Exercise objective: Without including the pictures, copy out every line below.

Information supplied:
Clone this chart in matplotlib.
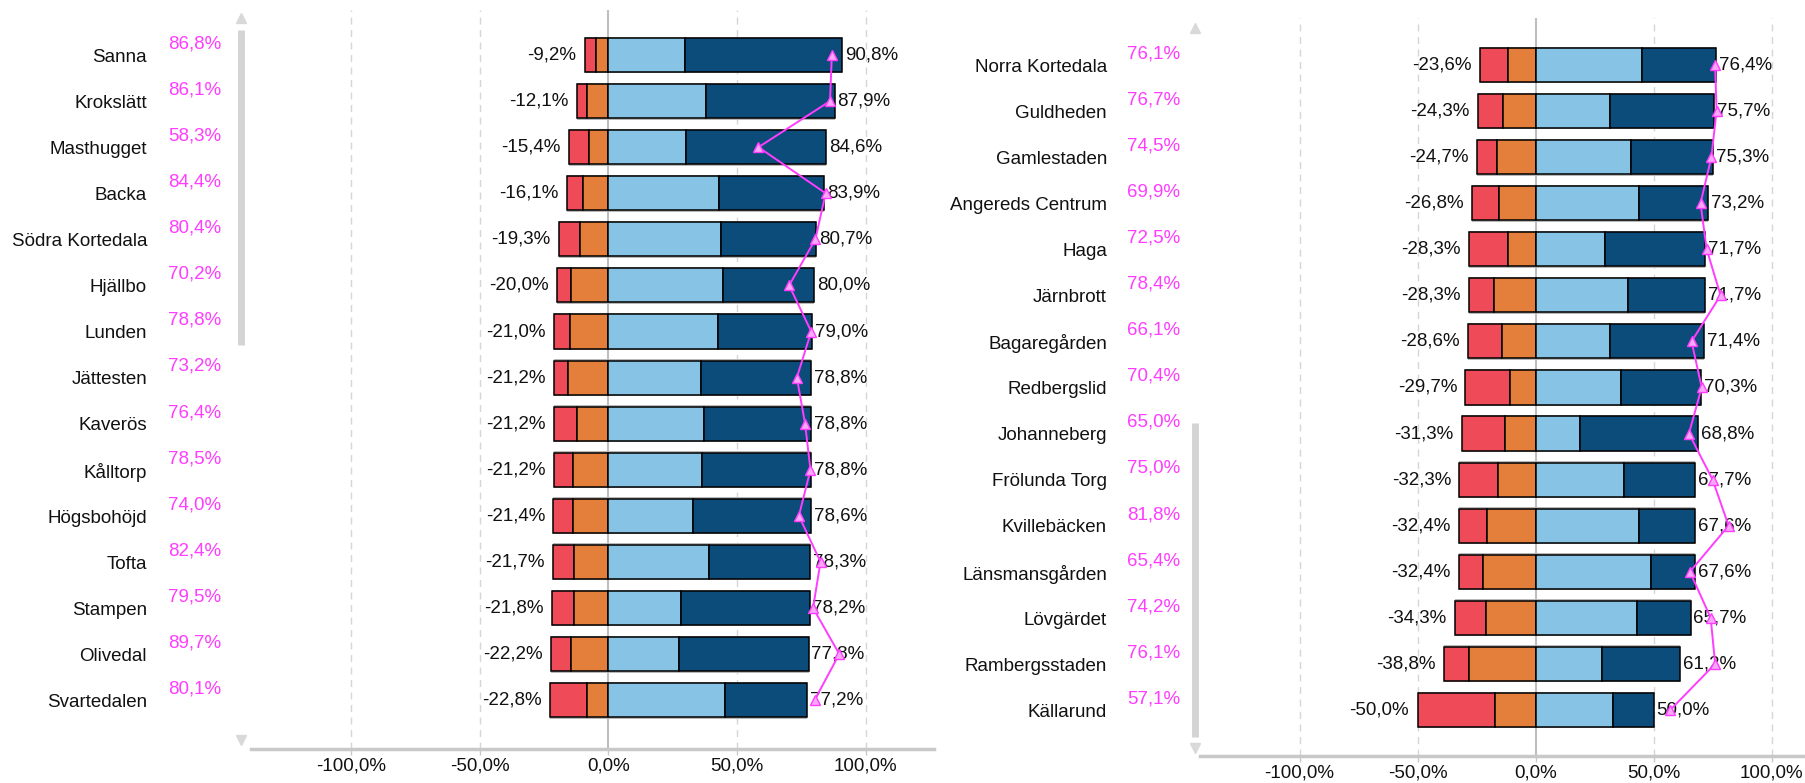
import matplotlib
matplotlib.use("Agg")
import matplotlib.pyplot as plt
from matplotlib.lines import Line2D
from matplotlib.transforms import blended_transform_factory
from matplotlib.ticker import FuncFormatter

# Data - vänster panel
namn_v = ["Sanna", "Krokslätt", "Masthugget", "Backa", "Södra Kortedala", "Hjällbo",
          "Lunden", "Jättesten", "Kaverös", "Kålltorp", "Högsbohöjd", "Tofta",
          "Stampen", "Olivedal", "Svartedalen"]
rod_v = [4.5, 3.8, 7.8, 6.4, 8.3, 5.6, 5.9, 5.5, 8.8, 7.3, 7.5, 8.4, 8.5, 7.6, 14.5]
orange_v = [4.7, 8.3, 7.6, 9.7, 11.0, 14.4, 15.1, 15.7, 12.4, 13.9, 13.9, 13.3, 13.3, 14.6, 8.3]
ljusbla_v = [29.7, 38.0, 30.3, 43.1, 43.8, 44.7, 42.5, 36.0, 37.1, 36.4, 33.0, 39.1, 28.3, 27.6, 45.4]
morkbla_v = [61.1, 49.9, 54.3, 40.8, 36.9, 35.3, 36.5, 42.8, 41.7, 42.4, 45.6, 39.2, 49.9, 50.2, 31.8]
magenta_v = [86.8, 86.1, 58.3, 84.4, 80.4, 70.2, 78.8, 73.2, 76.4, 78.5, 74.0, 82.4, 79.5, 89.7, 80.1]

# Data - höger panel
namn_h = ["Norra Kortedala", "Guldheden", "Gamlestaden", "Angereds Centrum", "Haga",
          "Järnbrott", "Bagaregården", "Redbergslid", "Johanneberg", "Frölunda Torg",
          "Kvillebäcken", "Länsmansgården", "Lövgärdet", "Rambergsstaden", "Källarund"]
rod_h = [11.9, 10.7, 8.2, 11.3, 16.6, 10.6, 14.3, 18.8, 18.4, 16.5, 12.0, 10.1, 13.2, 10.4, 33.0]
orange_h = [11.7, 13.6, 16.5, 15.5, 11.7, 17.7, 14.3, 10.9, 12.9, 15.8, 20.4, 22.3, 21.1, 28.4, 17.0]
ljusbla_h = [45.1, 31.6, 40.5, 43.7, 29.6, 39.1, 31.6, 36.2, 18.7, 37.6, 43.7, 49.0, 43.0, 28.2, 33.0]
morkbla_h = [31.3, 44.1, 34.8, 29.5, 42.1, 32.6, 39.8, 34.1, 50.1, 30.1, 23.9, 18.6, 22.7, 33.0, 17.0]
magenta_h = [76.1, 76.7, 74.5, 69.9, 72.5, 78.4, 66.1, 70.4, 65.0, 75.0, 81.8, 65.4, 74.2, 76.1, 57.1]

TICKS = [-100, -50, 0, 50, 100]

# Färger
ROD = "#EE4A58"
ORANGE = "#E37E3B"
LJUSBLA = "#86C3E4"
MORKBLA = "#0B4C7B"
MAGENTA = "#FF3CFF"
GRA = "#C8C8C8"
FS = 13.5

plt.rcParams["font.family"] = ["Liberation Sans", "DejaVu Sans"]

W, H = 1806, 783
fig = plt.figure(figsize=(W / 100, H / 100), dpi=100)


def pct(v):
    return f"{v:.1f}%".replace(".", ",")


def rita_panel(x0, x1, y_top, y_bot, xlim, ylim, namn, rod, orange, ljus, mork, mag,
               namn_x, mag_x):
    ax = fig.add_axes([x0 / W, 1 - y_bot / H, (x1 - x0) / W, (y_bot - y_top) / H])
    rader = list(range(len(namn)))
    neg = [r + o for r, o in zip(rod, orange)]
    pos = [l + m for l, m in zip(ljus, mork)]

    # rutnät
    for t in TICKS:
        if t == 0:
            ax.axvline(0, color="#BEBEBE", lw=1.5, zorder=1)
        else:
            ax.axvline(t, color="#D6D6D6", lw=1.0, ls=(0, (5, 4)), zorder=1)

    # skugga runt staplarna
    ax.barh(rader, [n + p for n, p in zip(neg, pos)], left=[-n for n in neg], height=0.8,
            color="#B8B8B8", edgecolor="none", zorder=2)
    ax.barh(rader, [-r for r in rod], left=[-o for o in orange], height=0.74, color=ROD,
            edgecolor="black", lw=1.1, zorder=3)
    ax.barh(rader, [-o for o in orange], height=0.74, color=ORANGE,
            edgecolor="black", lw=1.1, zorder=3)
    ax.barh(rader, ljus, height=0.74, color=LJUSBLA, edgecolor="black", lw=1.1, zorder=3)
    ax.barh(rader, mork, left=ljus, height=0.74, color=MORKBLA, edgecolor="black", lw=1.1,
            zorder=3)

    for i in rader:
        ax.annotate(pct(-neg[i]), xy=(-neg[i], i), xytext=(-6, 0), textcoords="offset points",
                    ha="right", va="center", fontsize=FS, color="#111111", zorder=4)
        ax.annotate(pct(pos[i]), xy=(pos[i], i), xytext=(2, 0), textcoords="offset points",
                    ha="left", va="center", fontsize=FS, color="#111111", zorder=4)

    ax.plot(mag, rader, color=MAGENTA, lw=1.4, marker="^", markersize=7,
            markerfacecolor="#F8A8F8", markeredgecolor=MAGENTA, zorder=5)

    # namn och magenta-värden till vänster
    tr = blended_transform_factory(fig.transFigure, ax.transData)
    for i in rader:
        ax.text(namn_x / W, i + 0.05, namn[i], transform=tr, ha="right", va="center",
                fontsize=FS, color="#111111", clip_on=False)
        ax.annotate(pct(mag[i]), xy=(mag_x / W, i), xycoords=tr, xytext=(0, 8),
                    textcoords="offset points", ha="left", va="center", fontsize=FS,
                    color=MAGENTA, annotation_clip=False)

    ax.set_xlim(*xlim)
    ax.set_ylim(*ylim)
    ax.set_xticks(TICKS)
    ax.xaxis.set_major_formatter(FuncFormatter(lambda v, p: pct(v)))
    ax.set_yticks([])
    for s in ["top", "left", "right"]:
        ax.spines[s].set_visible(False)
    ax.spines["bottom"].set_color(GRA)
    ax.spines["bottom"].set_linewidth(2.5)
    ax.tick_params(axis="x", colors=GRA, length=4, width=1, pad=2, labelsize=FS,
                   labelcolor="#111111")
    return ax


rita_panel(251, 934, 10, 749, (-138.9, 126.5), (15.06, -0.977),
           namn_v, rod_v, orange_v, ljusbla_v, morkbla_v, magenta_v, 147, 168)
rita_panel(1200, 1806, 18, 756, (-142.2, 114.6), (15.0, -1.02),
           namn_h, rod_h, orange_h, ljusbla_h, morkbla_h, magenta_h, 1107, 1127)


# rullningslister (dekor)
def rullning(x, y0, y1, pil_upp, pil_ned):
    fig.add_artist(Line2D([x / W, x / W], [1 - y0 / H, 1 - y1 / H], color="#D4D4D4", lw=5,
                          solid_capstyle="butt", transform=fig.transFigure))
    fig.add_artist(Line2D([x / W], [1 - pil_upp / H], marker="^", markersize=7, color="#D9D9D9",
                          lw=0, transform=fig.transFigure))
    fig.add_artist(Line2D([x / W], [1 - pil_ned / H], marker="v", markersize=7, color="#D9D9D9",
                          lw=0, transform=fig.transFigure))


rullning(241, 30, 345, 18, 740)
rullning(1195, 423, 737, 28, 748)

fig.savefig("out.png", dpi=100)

The answer:
Clone this chart in matplotlib.
import matplotlib
matplotlib.use("Agg")
import matplotlib.pyplot as plt
from matplotlib.lines import Line2D
from matplotlib.transforms import blended_transform_factory
from matplotlib.ticker import FuncFormatter

# Data - vänster panel
namn_v = ["Sanna", "Krokslätt", "Masthugget", "Backa", "Södra Kortedala", "Hjällbo",
          "Lunden", "Jättesten", "Kaverös", "Kålltorp", "Högsbohöjd", "Tofta",
          "Stampen", "Olivedal", "Svartedalen"]
rod_v = [4.5, 3.8, 7.8, 6.4, 8.3, 5.6, 5.9, 5.5, 8.8, 7.3, 7.5, 8.4, 8.5, 7.6, 14.5]
orange_v = [4.7, 8.3, 7.6, 9.7, 11.0, 14.4, 15.1, 15.7, 12.4, 13.9, 13.9, 13.3, 13.3, 14.6, 8.3]
ljusbla_v = [29.7, 38.0, 30.3, 43.1, 43.8, 44.7, 42.5, 36.0, 37.1, 36.4, 33.0, 39.1, 28.3, 27.6, 45.4]
morkbla_v = [61.1, 49.9, 54.3, 40.8, 36.9, 35.3, 36.5, 42.8, 41.7, 42.4, 45.6, 39.2, 49.9, 50.2, 31.8]
magenta_v = [86.8, 86.1, 58.3, 84.4, 80.4, 70.2, 78.8, 73.2, 76.4, 78.5, 74.0, 82.4, 79.5, 89.7, 80.1]

# Data - höger panel
namn_h = ["Norra Kortedala", "Guldheden", "Gamlestaden", "Angereds Centrum", "Haga",
          "Järnbrott", "Bagaregården", "Redbergslid", "Johanneberg", "Frölunda Torg",
          "Kvillebäcken", "Länsmansgården", "Lövgärdet", "Rambergsstaden", "Källarund"]
rod_h = [11.9, 10.7, 8.2, 11.3, 16.6, 10.6, 14.3, 18.8, 18.4, 16.5, 12.0, 10.1, 13.2, 10.4, 33.0]
orange_h = [11.7, 13.6, 16.5, 15.5, 11.7, 17.7, 14.3, 10.9, 12.9, 15.8, 20.4, 22.3, 21.1, 28.4, 17.0]
ljusbla_h = [45.1, 31.6, 40.5, 43.7, 29.6, 39.1, 31.6, 36.2, 18.7, 37.6, 43.7, 49.0, 43.0, 28.2, 33.0]
morkbla_h = [31.3, 44.1, 34.8, 29.5, 42.1, 32.6, 39.8, 34.1, 50.1, 30.1, 23.9, 18.6, 22.7, 33.0, 17.0]
magenta_h = [76.1, 76.7, 74.5, 69.9, 72.5, 78.4, 66.1, 70.4, 65.0, 75.0, 81.8, 65.4, 74.2, 76.1, 57.1]

TICKS = [-100, -50, 0, 50, 100]

# Färger
ROD = "#EE4A58"
ORANGE = "#E37E3B"
LJUSBLA = "#86C3E4"
MORKBLA = "#0B4C7B"
MAGENTA = "#FF3CFF"
GRA = "#C8C8C8"
FS = 13.5

plt.rcParams["font.family"] = ["Liberation Sans", "DejaVu Sans"]

W, H = 1806, 783
fig = plt.figure(figsize=(W / 100, H / 100), dpi=100)


def pct(v):
    return f"{v:.1f}%".replace(".", ",")


def rita_panel(x0, x1, y_top, y_bot, xlim, ylim, namn, rod, orange, ljus, mork, mag,
               namn_x, mag_x):
    ax = fig.add_axes([x0 / W, 1 - y_bot / H, (x1 - x0) / W, (y_bot - y_top) / H])
    rader = list(range(len(namn)))
    neg = [r + o for r, o in zip(rod, orange)]
    pos = [l + m for l, m in zip(ljus, mork)]

    # rutnät
    for t in TICKS:
        if t == 0:
            ax.axvline(0, color="#BEBEBE", lw=1.5, zorder=1)
        else:
            ax.axvline(t, color="#D6D6D6", lw=1.0, ls=(0, (5, 4)), zorder=1)

    # skugga runt staplarna
    ax.barh(rader, [n + p for n, p in zip(neg, pos)], left=[-n for n in neg], height=0.8,
            color="#B8B8B8", edgecolor="none", zorder=2)
    ax.barh(rader, [-r for r in rod], left=[-o for o in orange], height=0.74, color=ROD,
            edgecolor="black", lw=1.1, zorder=3)
    ax.barh(rader, [-o for o in orange], height=0.74, color=ORANGE,
            edgecolor="black", lw=1.1, zorder=3)
    ax.barh(rader, ljus, height=0.74, color=LJUSBLA, edgecolor="black", lw=1.1, zorder=3)
    ax.barh(rader, mork, left=ljus, height=0.74, color=MORKBLA, edgecolor="black", lw=1.1,
            zorder=3)

    for i in rader:
        ax.annotate(pct(-neg[i]), xy=(-neg[i], i), xytext=(-6, 0), textcoords="offset points",
                    ha="right", va="center", fontsize=FS, color="#111111", zorder=4)
        ax.annotate(pct(pos[i]), xy=(pos[i], i), xytext=(2, 0), textcoords="offset points",
                    ha="left", va="center", fontsize=FS, color="#111111", zorder=4)

    ax.plot(mag, rader, color=MAGENTA, lw=1.4, marker="^", markersize=7,
            markerfacecolor="#F8A8F8", markeredgecolor=MAGENTA, zorder=5)

    # namn och magenta-värden till vänster
    tr = blended_transform_factory(fig.transFigure, ax.transData)
    for i in rader:
        ax.text(namn_x / W, i + 0.05, namn[i], transform=tr, ha="right", va="center",
                fontsize=FS, color="#111111", clip_on=False)
        ax.annotate(pct(mag[i]), xy=(mag_x / W, i), xycoords=tr, xytext=(0, 8),
                    textcoords="offset points", ha="left", va="center", fontsize=FS,
                    color=MAGENTA, annotation_clip=False)

    ax.set_xlim(*xlim)
    ax.set_ylim(*ylim)
    ax.set_xticks(TICKS)
    ax.xaxis.set_major_formatter(FuncFormatter(lambda v, p: pct(v)))
    ax.set_yticks([])
    for s in ["top", "left", "right"]:
        ax.spines[s].set_visible(False)
    ax.spines["bottom"].set_color(GRA)
    ax.spines["bottom"].set_linewidth(2.5)
    ax.tick_params(axis="x", colors=GRA, length=4, width=1, pad=2, labelsize=FS,
                   labelcolor="#111111")
    return ax


rita_panel(251, 934, 10, 749, (-138.9, 126.5), (15.06, -0.977),
           namn_v, rod_v, orange_v, ljusbla_v, morkbla_v, magenta_v, 147, 168)
rita_panel(1200, 1806, 18, 756, (-142.2, 114.6), (15.0, -1.02),
           namn_h, rod_h, orange_h, ljusbla_h, morkbla_h, magenta_h, 1107, 1127)


# rullningslister (dekor)
def rullning(x, y0, y1, pil_upp, pil_ned):
    fig.add_artist(Line2D([x / W, x / W], [1 - y0 / H, 1 - y1 / H], color="#D4D4D4", lw=5,
                          solid_capstyle="butt", transform=fig.transFigure))
    fig.add_artist(Line2D([x / W], [1 - pil_upp / H], marker="^", markersize=7, color="#D9D9D9",
                          lw=0, transform=fig.transFigure))
    fig.add_artist(Line2D([x / W], [1 - pil_ned / H], marker="v", markersize=7, color="#D9D9D9",
                          lw=0, transform=fig.transFigure))


rullning(241, 30, 345, 18, 740)
rullning(1195, 423, 737, 28, 748)

fig.savefig("out.png", dpi=100)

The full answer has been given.